New technology may take us even further beyond the binary in voice assistants. An exciting frontier is the rejection of binary assignments in favor of something more imaginative. Q was the first gender-neutral voice developed for voice assistants. Its pitch ranges between 145 and 175 Hz, which researchers have found is a level that we tend to identify as neither male nor female, since it falls right in the middle of the male and female ranges. Project Q was conceived with the belief that a genderless voice would better reflect today’s non-binary world. By examining a wide range of voices, both male and female, the team’s sound engineer created a genderless voice. Q was created in a collaboration between non-profit organizations seeking equality and representation, including Copenhagen Pride, Denmark’s leading LGBTQ+ organization. There are other examples of chatbots that have been designed as genderless, for example, KAI, a banking bot, designed by a woman programmer, that when asked about its gender says, “As a bot, I’m not human.” The EU has been leading projects that sample recordings of men and women in equal numbers to create synthetic voices with a range of qualities and accents. The EU’s project REBUILD uses virtual assistants that are personalized for immigrants, according to their cultural and linguistic background, with the goal of helping them integrate into their new communities. I predict that the technology will someday move to mimic the exact voice of each individual. Let’s think more about a mini-me robot that walks the earth with us from cradle to grave later, in Chapter 10. In the meantime, we need choices.

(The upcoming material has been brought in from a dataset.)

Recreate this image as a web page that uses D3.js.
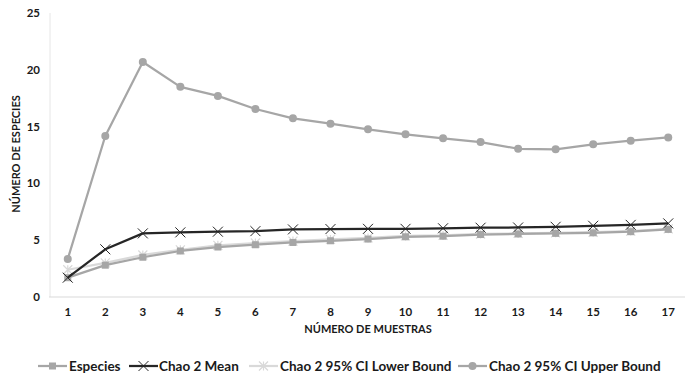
<!DOCTYPE html>
<html>
<head>
<meta charset="utf-8">
<script src="https://cdn.jsdelivr.net/npm/d3@7"></script>
<style>
  body { margin: 0; background: #fff; }
  text { font-family: Lato, "Open Sans", sans-serif; fill: #1a1a1a; }
</style>
</head>
<body>
<div id="chart"></div>
<script>
// Data
const samples = d3.range(1, 18);
const especies = [1.7, 2.8, 3.5, 4.05, 4.4, 4.6, 4.8, 4.95, 5.1, 5.3, 5.35, 5.5, 5.55, 5.6, 5.65, 5.75, 5.95];
const chaoMean = [1.7, 4.2, 5.6, 5.69, 5.75, 5.8, 5.95, 5.98, 6.0, 6.0, 6.05, 6.1, 6.12, 6.18, 6.27, 6.35, 6.48];
const lowerBound = [2.4, 3.0, 3.7, 4.15, 4.55, 4.75, 4.92, 5.07, 5.2, 5.38, 5.42, 5.55, 5.6, 5.65, 5.7, 5.8, 6.0];
const upperBound = [3.35, 14.17, 20.69, 18.5, 17.7, 16.55, 15.73, 15.26, 14.76, 14.32, 13.97, 13.64, 13.05, 13.0, 13.44, 13.76, 14.05];
const yTicks = [0, 5, 10, 15, 20, 25];

const series = [
  { name: "Especies", values: especies, color: "#a6a6a6", marker: "square" },
  { name: "Chao 2 Mean", values: chaoMean, color: "#262626", marker: "x" },
  { name: "Chao 2 95% CI Lower Bound", values: lowerBound, color: "#d9d9d9", marker: "star" },
  { name: "Chao 2 95% CI Upper Bound", values: upperBound, color: "#a6a6a6", marker: "circle" }
];

const width = 685, height = 379;
const margin = { top: 13, right: -2, bottom: 82, left: 49 };

const svg = d3.select("#chart").append("svg")
  .attr("width", width)
  .attr("height", height);

const x = d3.scaleBand()
  .domain(samples)
  .range([margin.left, width - margin.right]);

const y = d3.scaleLinear()
  .domain([0, 25])
  .range([height - margin.bottom, margin.top]);

const cx = d => x(d) + x.bandwidth() / 2;

// Axis lines
svg.append("line")
  .attr("x1", margin.left + 1).attr("x2", margin.left + 1)
  .attr("y1", y(25)).attr("y2", y(0))
  .attr("stroke", "#e6e6e6");
svg.append("line")
  .attr("x1", margin.left).attr("x2", width)
  .attr("y1", y(0)).attr("y2", y(0))
  .attr("stroke", "#d9d9d9");

// Y tick labels
svg.selectAll(".ytick")
  .data(yTicks)
  .enter().append("text")
  .attr("x", 40)
  .attr("y", d => y(d))
  .attr("dy", "0.35em")
  .attr("text-anchor", "end")
  .style("font-size", "11.5px")
  .style("font-weight", "bold")
  .text(d => d);

// X tick labels
svg.selectAll(".xtick")
  .data(samples)
  .enter().append("text")
  .attr("x", d => cx(d))
  .attr("y", 312)
  .attr("dy", "0.35em")
  .attr("text-anchor", "middle")
  .style("font-size", "11.5px")
  .style("font-weight", "bold")
  .text(d => d);

// Axis titles
svg.append("text")
  .attr("transform", `translate(16, 154) rotate(-90)`)
  .attr("text-anchor", "middle")
  .attr("dy", "0.35em")
  .style("font-size", "11px")
  .style("font-weight", "bold")
  .text("NÚMERO DE ESPECIES");

svg.append("text")
  .attr("x", 368)
  .attr("y", 329)
  .attr("dy", "0.35em")
  .attr("text-anchor", "middle")
  .style("font-size", "11px")
  .style("font-weight", "bold")
  .text("NÚMERO DE MUESTRAS");

// Marker drawing
function drawMarker(g, type, color, px, py) {
  if (type === "square") {
    g.append("rect").attr("x", px - 3.5).attr("y", py - 3.5)
      .attr("width", 7).attr("height", 7).attr("fill", color);
  } else if (type === "circle") {
    g.append("circle").attr("cx", px).attr("cy", py).attr("r", 4).attr("fill", color);
  } else if (type === "x") {
    const s = 5;
    g.append("path")
      .attr("d", `M${px - s},${py - s}L${px + s},${py + s}M${px - s},${py + s}L${px + s},${py - s}`)
      .attr("stroke", color).attr("stroke-width", 1);
  } else if (type === "star") {
    const s = 4.5;
    g.append("path")
      .attr("d", `M${px - s},${py - s}L${px + s},${py + s}M${px - s},${py + s}L${px + s},${py - s}M${px},${py - s}L${px},${py + s}`)
      .attr("stroke", color).attr("stroke-width", 1.2);
  }
}

const line = d3.line()
  .x((d, i) => cx(samples[i]))
  .y(d => y(d));

// Draw order: lower, especies, upper, mean on top
const drawOrder = [2, 0, 3, 1];
drawOrder.forEach(idx => {
  const s = series[idx];
  const g = svg.append("g");
  g.append("path")
    .datum(s.values)
    .attr("d", line)
    .attr("fill", "none")
    .attr("stroke", s.color)
    .attr("stroke-width", 2.25)
    .attr("stroke-linejoin", "round");
  s.values.forEach((v, i) => drawMarker(g, s.marker, s.color, cx(samples[i]), y(v)));
});

// Legend
const legendItems = [
  { x: 38, textX: 69 },
  { x: 129, textX: 159 },
  { x: 249, textX: 280 },
  { x: 458, textX: 489 }
];
const legend = svg.append("g");
series.forEach((s, i) => {
  const lx = legendItems[i].x, ly = 366;
  legend.append("line")
    .attr("x1", lx).attr("x2", lx + 29)
    .attr("y1", ly).attr("y2", ly)
    .attr("stroke", s.color).attr("stroke-width", 2.25);
  drawMarker(legend, s.marker, s.color, lx + 14.5, ly);
  legend.append("text")
    .attr("x", legendItems[i].textX)
    .attr("y", ly)
    .attr("dy", "0.35em")
    .style("font-size", "13.5px")
    .style("font-weight", "bold")
    .text(s.name);
});
</script>
</body>
</html>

We need challenges. We need subversion. We need creativity. Other design features that would challenge the stereotypical female assignment to voice assistants could include using the pronouns “we, us, ours” rather than “I, me, my.”

Naming, voice, and physical design are the human characteristics that we assign to machines, and each of these, alone or all together, can convey gender. Even the smallest signal of human-like behavior or personality makes us willing to engage in the illusion that we are connecting with a human-like entity rather than a mere machine. This illusion can even lead us to explain the machine’s reactions and responses with reasons that would only make sense if it were actually human.